Compound Interest Calculator
Calculate the final amount and total interest for compound interest investments with various compounding frequencies
Compound Interest Formula
A = P × (1 + r/n)^(n×t)- P — Principal (initial investment amount)
- r — Annual interest rate (as decimal, e.g. 5% = 0.05)
- n — Compounding frequency per year (yearly=1, semi-annually=2, quarterly=4, monthly=12)
- t — Investment period (years)
- A — Final amount (principal + interest)
Calculation Example
Given: Principal $100,000, annual rate 5%, 10 years, compounded monthly
Step 1: r/n = 0.05/12 = 0.004167, n×t = 12×10 = 120
Step 2: A = 100,000 × (1 + 0.004167)^120
Result: Final amount ≈ $164,700.95, total interest ≈ $64,700.95
How to Use
- Enter the investment principal amount
- Enter the annual interest rate (percentage)
- Enter the investment period (years) and compounding frequency
- Click the "Calculate" button to see the final amount, total interest, and ratio chart
FAQ
What is the difference between compound and simple interest?
Simple interest is calculated only on the principal, while compound interest is calculated on the principal plus accumulated interest. Over time, compound interest yields significantly more — this is known as the "compounding effect" or "snowball effect."
Does higher compounding frequency mean more earnings?

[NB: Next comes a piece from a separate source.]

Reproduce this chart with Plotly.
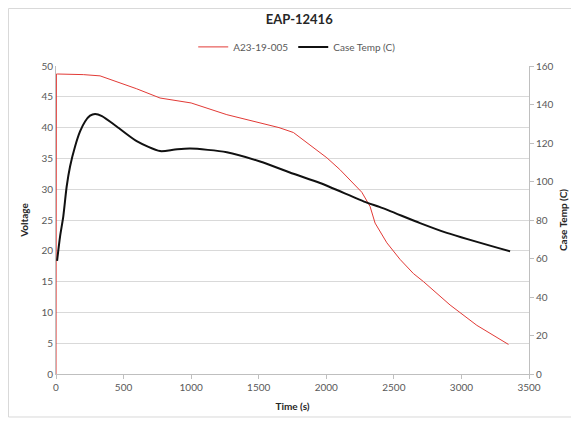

Yes, with the same annual rate, higher compounding frequency (e.g., monthly vs yearly) results in a slightly higher final amount, because interest is added to the principal more frequently. However, the difference is usually modest.
What is the Rule of 72?
The Rule of 72 is a quick way to estimate how long it takes for an investment to double: divide 72 by the annual interest rate (%). For example, at 6% annual rate, it takes approximately 72 ÷ 6 = 12 years to double.